* [Given instruction]:
Write the data out again, character for character, with no images.

* [Data extract]:
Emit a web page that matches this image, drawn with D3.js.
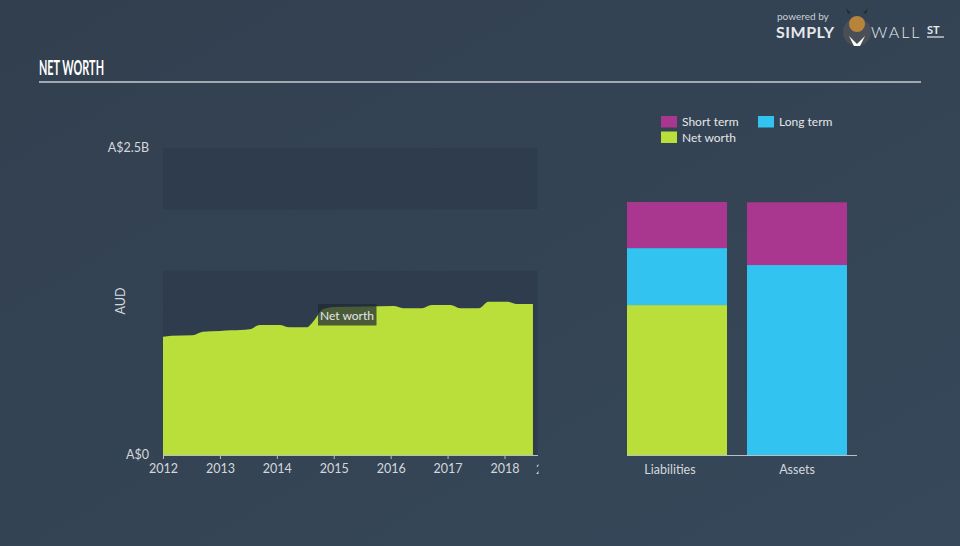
<!DOCTYPE html>
<html><head><meta charset="utf-8">
<script src="https://cdn.jsdelivr.net/npm/d3@7/dist/d3.min.js"></script>
<style>
html,body{margin:0;padding:0;background:#344456;}
svg{display:block;}
text{font-family:"Lato","Open Sans",sans-serif;}
</style></head>
<body>
<script>
// ---------- DATA ----------
const title = "NET WORTH";
const years = [2012.00,2012.15,2012.52,2012.70,2013.00,2013.20,2013.52,2013.70,2014.05,2014.22,2014.52,2014.66,2014.80,2015.00,2015.60,2016.05,2016.22,2016.55,2016.72,2017.05,2017.22,2017.55,2017.72,2018.05,2018.22,2018.50];
const netWorth = [0.963,0.972,0.975,1.004,1.010,1.015,1.024,1.059,1.059,1.040,1.040,1.10,1.185,1.205,1.210,1.213,1.195,1.195,1.221,1.221,1.195,1.195,1.248,1.248,1.230,1.230]; // A$ billions
const xTickYears = [2012,2013,2014,2015,2016,2017,2018];
const yTickLabels = ["A$0","A$2.5B"];
const yTickValues = [0,2.5];
const bandRanges = [[0,1.5],[2.0,2.5]];
const barCategories = ["Liabilities","Assets"];
const seriesNames = ["Net worth","Long term","Short term"];
const liabilities = {"Net worth":1.221,"Long term":0.464,"Short term":0.375};
const assets = {"Net worth":0,"Long term":1.547,"Short term":0.511};
const legendItems = ["Short term","Long term","Net worth"];
const colors = {"Short term":"#a9378f","Long term":"#33c3f0","Net worth":"#bbdf3a"};

// ---------- SETUP ----------
const W=960,H=546;
const svg=d3.select("body").append("svg").attr("width",W).attr("height",H);
const defs=svg.append("defs");
const grad=defs.append("linearGradient").attr("id","bg").attr("x1","0").attr("y1","0").attr("x2","1").attr("y2","1");
grad.append("stop").attr("offset","0").attr("stop-color","#323f4f");
grad.append("stop").attr("offset","1").attr("stop-color","#36485a");
svg.append("rect").attr("width",W).attr("height",H).attr("fill","url(#bg)");

// title
svg.append("text").attr("x",39).attr("y",75).text(title)
  .attr("font-family","'Liberation Sans Narrow','DejaVu Sans Condensed',sans-serif")
  .attr("font-weight","bold").attr("font-size",21).attr("fill","#ffffff")
  .attr("textLength",65).attr("lengthAdjust","spacingAndGlyphs");
svg.append("line").attr("x1",39).attr("x2",921).attr("y1",82).attr("y2",82)
  .attr("stroke","#a3a9b1").attr("stroke-width",2);

// logo
const logo=svg.append("g");
logo.append("text").attr("x",777).attr("y",20).text("powered by").attr("font-size",10).attr("fill","#c9ced4");
logo.append("text").attr("x",776).attr("y",38).text("SIMPLY").attr("font-size",16).attr("font-weight","bold").attr("fill","#e6e8eb").attr("letter-spacing",0.5);
logo.append("circle").attr("cx",857).attr("cy",32).attr("r",14).attr("fill","#4a4e55");
logo.append("circle").attr("cx",857).attr("cy",24).attr("r",8).attr("fill","#b8843c");
logo.append("path").attr("d","M848 14 L846 8 L851 13 Z M866 14 L868 8 L863 13 Z").attr("fill","#2a2a2a");
logo.append("path").attr("d","M849 36 L857 44 L865 36 L860 46 L854 46 Z").attr("fill","#ffffff");
logo.append("text").attr("x",871).attr("y",38).text("WALL").attr("font-size",16).attr("fill","#e6e8eb").attr("font-weight","300").attr("letter-spacing",2);
logo.append("text").attr("x",927).attr("y",34).text("ST").attr("font-size",11).attr("font-weight","bold").attr("fill","#e6e8eb");
logo.append("line").attr("x1",927).attr("x2",944).attr("y1",37).attr("y2",37).attr("stroke","#e6e8eb").attr("stroke-width",1.2);

// ---------- LEFT AREA CHART ----------
const x=d3.scaleLinear().domain([2012,2018.58]).range([163,537.5]);
const y=d3.scaleLinear().domain([0,2.5]).range([455,148]);

svg.append("g").selectAll("rect").data(bandRanges).join("rect")
  .attr("x",x(2012)).attr("width",x(2018.58)-x(2012))
  .attr("y",d=>y(d[1])).attr("height",d=>y(d[0])-y(d[1]))
  .attr("fill","#2e3c4d");

const pts=years.map((t,i)=>({t,v:netWorth[i]}));
const area=d3.area().x(d=>x(d.t)).y0(y(0)).y1(d=>y(d.v)).curve(d3.curveMonotoneX);
svg.append("path").datum(pts).attr("d",area).attr("fill",colors["Net worth"]);

// y labels
svg.append("g").selectAll("text").data(yTickValues).join("text")
  .attr("x",149).attr("y",d=>y(d)+4).attr("text-anchor","end")
  .attr("font-size",12.5).attr("fill","#d4d8dc").text((d,i)=>yTickLabels[i]);
svg.append("text").attr("transform","translate(125,301) rotate(-90)")
  .attr("text-anchor","middle").attr("font-size",12.5).attr("fill","#d4d8dc").text("AUD");

// x axis
const xAxis=d3.axisBottom(x).tickValues(xTickYears).tickFormat(d3.format("d")).tickSize(4).tickSizeOuter(0);
const gx=svg.append("g").attr("transform",`translate(0,${y(0)})`).call(xAxis);
gx.select(".domain").attr("stroke","#b9bfc6");
gx.selectAll(".tick line").attr("stroke","#b9bfc6");
gx.selectAll(".tick text").attr("font-size",12.5).attr("fill","#d4d8dc").attr("dy","0.9em")
  .attr("font-family","'Lato','Open Sans',sans-serif");
// clipped next-year label at edge
defs.append("clipPath").attr("id","edgeclip").append("rect").attr("x",530).attr("y",455).attr("width",8.5).attr("height",30);
svg.append("g").attr("clip-path","url(#edgeclip)").append("text")
  .attr("x",x(2018.58)-1.5).attr("y",y(0)+19).attr("font-size",12.5).attr("fill","#d4d8dc").text("2019");

// tooltip label
const lbl=svg.append("g");
lbl.append("rect").attr("x",318).attr("y",304).attr("width",58.5).attr("height",21.5).attr("fill","#1f2a36").attr("opacity",0.72);
lbl.append("text").attr("x",347).attr("y",319.5).attr("text-anchor","middle").attr("font-size",12).attr("fill","#e4e6e8").text("Net worth");

// ---------- RIGHT STACKED BARS ----------
const xb=d3.scaleBand().domain(barCategories).range([627,847]).paddingInner(0.1667);
const barData=[liabilities,assets];
const stack=d3.stack().keys(seriesNames)(barData);
svg.append("g").selectAll("g").data(stack).join("g").attr("fill",s=>colors[s.key])
  .selectAll("rect").data((s)=>s.map((d,i)=>({d,cat:barCategories[i]}))).join("rect")
  .attr("x",o=>xb(o.cat)).attr("width",xb.bandwidth())
  .attr("y",o=>y(o.d[1])).attr("height",o=>y(o.d[0])-y(o.d[1]));

svg.append("line").attr("x1",627).attr("x2",857).attr("y1",y(0)+0.5).attr("y2",y(0)+0.5).attr("stroke","#b9bfc6");
svg.append("g").selectAll("text").data(barCategories).join("text")
  .attr("x",(d,i)=>xb(d)+xb.bandwidth()/2-(i===0?7:0)).attr("y",474).attr("text-anchor","middle")
  .attr("font-size",12.5).attr("fill","#d4d8dc").text(d=>d);

// legend
const legPos=[[661,116],[758,116],[661,131.5]];
const leg=svg.append("g").selectAll("g").data(legendItems).join("g")
  .attr("transform",(d,i)=>`translate(${legPos[i][0]},${legPos[i][1]})`);
leg.append("rect").attr("width",16).attr("height",11.5).attr("fill",d=>colors[d]);
leg.append("text").attr("x",21).attr("y",10).attr("font-size",12).attr("fill","#e4e6e8").text(d=>d);
</script>
</body></html>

* [Task result]:
Emit a web page that matches this image, drawn with D3.js.
<!DOCTYPE html>
<html><head><meta charset="utf-8">
<script src="https://cdn.jsdelivr.net/npm/d3@7/dist/d3.min.js"></script>
<style>
html,body{margin:0;padding:0;background:#344456;}
svg{display:block;}
text{font-family:"Lato","Open Sans",sans-serif;}
</style></head>
<body>
<script>
// ---------- DATA ----------
const title = "NET WORTH";
const years = [2012.00,2012.15,2012.52,2012.70,2013.00,2013.20,2013.52,2013.70,2014.05,2014.22,2014.52,2014.66,2014.80,2015.00,2015.60,2016.05,2016.22,2016.55,2016.72,2017.05,2017.22,2017.55,2017.72,2018.05,2018.22,2018.50];
const netWorth = [0.963,0.972,0.975,1.004,1.010,1.015,1.024,1.059,1.059,1.040,1.040,1.10,1.185,1.205,1.210,1.213,1.195,1.195,1.221,1.221,1.195,1.195,1.248,1.248,1.230,1.230]; // A$ billions
const xTickYears = [2012,2013,2014,2015,2016,2017,2018];
const yTickLabels = ["A$0","A$2.5B"];
const yTickValues = [0,2.5];
const bandRanges = [[0,1.5],[2.0,2.5]];
const barCategories = ["Liabilities","Assets"];
const seriesNames = ["Net worth","Long term","Short term"];
const liabilities = {"Net worth":1.221,"Long term":0.464,"Short term":0.375};
const assets = {"Net worth":0,"Long term":1.547,"Short term":0.511};
const legendItems = ["Short term","Long term","Net worth"];
const colors = {"Short term":"#a9378f","Long term":"#33c3f0","Net worth":"#bbdf3a"};

// ---------- SETUP ----------
const W=960,H=546;
const svg=d3.select("body").append("svg").attr("width",W).attr("height",H);
const defs=svg.append("defs");
const grad=defs.append("linearGradient").attr("id","bg").attr("x1","0").attr("y1","0").attr("x2","1").attr("y2","1");
grad.append("stop").attr("offset","0").attr("stop-color","#323f4f");
grad.append("stop").attr("offset","1").attr("stop-color","#36485a");
svg.append("rect").attr("width",W).attr("height",H).attr("fill","url(#bg)");

// title
svg.append("text").attr("x",39).attr("y",75).text(title)
  .attr("font-family","'Liberation Sans Narrow','DejaVu Sans Condensed',sans-serif")
  .attr("font-weight","bold").attr("font-size",21).attr("fill","#ffffff")
  .attr("textLength",65).attr("lengthAdjust","spacingAndGlyphs");
svg.append("line").attr("x1",39).attr("x2",921).attr("y1",82).attr("y2",82)
  .attr("stroke","#a3a9b1").attr("stroke-width",2);

// logo
const logo=svg.append("g");
logo.append("text").attr("x",777).attr("y",20).text("powered by").attr("font-size",10).attr("fill","#c9ced4");
logo.append("text").attr("x",776).attr("y",38).text("SIMPLY").attr("font-size",16).attr("font-weight","bold").attr("fill","#e6e8eb").attr("letter-spacing",0.5);
logo.append("circle").attr("cx",857).attr("cy",32).attr("r",14).attr("fill","#4a4e55");
logo.append("circle").attr("cx",857).attr("cy",24).attr("r",8).attr("fill","#b8843c");
logo.append("path").attr("d","M848 14 L846 8 L851 13 Z M866 14 L868 8 L863 13 Z").attr("fill","#2a2a2a");
logo.append("path").attr("d","M849 36 L857 44 L865 36 L860 46 L854 46 Z").attr("fill","#ffffff");
logo.append("text").attr("x",871).attr("y",38).text("WALL").attr("font-size",16).attr("fill","#e6e8eb").attr("font-weight","300").attr("letter-spacing",2);
logo.append("text").attr("x",927).attr("y",34).text("ST").attr("font-size",11).attr("font-weight","bold").attr("fill","#e6e8eb");
logo.append("line").attr("x1",927).attr("x2",944).attr("y1",37).attr("y2",37).attr("stroke","#e6e8eb").attr("stroke-width",1.2);

// ---------- LEFT AREA CHART ----------
const x=d3.scaleLinear().domain([2012,2018.58]).range([163,537.5]);
const y=d3.scaleLinear().domain([0,2.5]).range([455,148]);

svg.append("g").selectAll("rect").data(bandRanges).join("rect")
  .attr("x",x(2012)).attr("width",x(2018.58)-x(2012))
  .attr("y",d=>y(d[1])).attr("height",d=>y(d[0])-y(d[1]))
  .attr("fill","#2e3c4d");

const pts=years.map((t,i)=>({t,v:netWorth[i]}));
const area=d3.area().x(d=>x(d.t)).y0(y(0)).y1(d=>y(d.v)).curve(d3.curveMonotoneX);
svg.append("path").datum(pts).attr("d",area).attr("fill",colors["Net worth"]);

// y labels
svg.append("g").selectAll("text").data(yTickValues).join("text")
  .attr("x",149).attr("y",d=>y(d)+4).attr("text-anchor","end")
  .attr("font-size",12.5).attr("fill","#d4d8dc").text((d,i)=>yTickLabels[i]);
svg.append("text").attr("transform","translate(125,301) rotate(-90)")
  .attr("text-anchor","middle").attr("font-size",12.5).attr("fill","#d4d8dc").text("AUD");

// x axis
const xAxis=d3.axisBottom(x).tickValues(xTickYears).tickFormat(d3.format("d")).tickSize(4).tickSizeOuter(0);
const gx=svg.append("g").attr("transform",`translate(0,${y(0)})`).call(xAxis);
gx.select(".domain").attr("stroke","#b9bfc6");
gx.selectAll(".tick line").attr("stroke","#b9bfc6");
gx.selectAll(".tick text").attr("font-size",12.5).attr("fill","#d4d8dc").attr("dy","0.9em")
  .attr("font-family","'Lato','Open Sans',sans-serif");
// clipped next-year label at edge
defs.append("clipPath").attr("id","edgeclip").append("rect").attr("x",530).attr("y",455).attr("width",8.5).attr("height",30);
svg.append("g").attr("clip-path","url(#edgeclip)").append("text")
  .attr("x",x(2018.58)-1.5).attr("y",y(0)+19).attr("font-size",12.5).attr("fill","#d4d8dc").text("2019");

// tooltip label
const lbl=svg.append("g");
lbl.append("rect").attr("x",318).attr("y",304).attr("width",58.5).attr("height",21.5).attr("fill","#1f2a36").attr("opacity",0.72);
lbl.append("text").attr("x",347).attr("y",319.5).attr("text-anchor","middle").attr("font-size",12).attr("fill","#e4e6e8").text("Net worth");

// ---------- RIGHT STACKED BARS ----------
const xb=d3.scaleBand().domain(barCategories).range([627,847]).paddingInner(0.1667);
const barData=[liabilities,assets];
const stack=d3.stack().keys(seriesNames)(barData);
svg.append("g").selectAll("g").data(stack).join("g").attr("fill",s=>colors[s.key])
  .selectAll("rect").data((s)=>s.map((d,i)=>({d,cat:barCategories[i]}))).join("rect")
  .attr("x",o=>xb(o.cat)).attr("width",xb.bandwidth())
  .attr("y",o=>y(o.d[1])).attr("height",o=>y(o.d[0])-y(o.d[1]));

svg.append("line").attr("x1",627).attr("x2",857).attr("y1",y(0)+0.5).attr("y2",y(0)+0.5).attr("stroke","#b9bfc6");
svg.append("g").selectAll("text").data(barCategories).join("text")
  .attr("x",(d,i)=>xb(d)+xb.bandwidth()/2-(i===0?7:0)).attr("y",474).attr("text-anchor","middle")
  .attr("font-size",12.5).attr("fill","#d4d8dc").text(d=>d);

// legend
const legPos=[[661,116],[758,116],[661,131.5]];
const leg=svg.append("g").selectAll("g").data(legendItems).join("g")
  .attr("transform",(d,i)=>`translate(${legPos[i][0]},${legPos[i][1]})`);
leg.append("rect").attr("width",16).attr("height",11.5).attr("fill",d=>colors[d]);
leg.append("text").attr("x",21).attr("y",10).attr("font-size",12).attr("fill","#e4e6e8").text(d=>d);
</script>
</body></html>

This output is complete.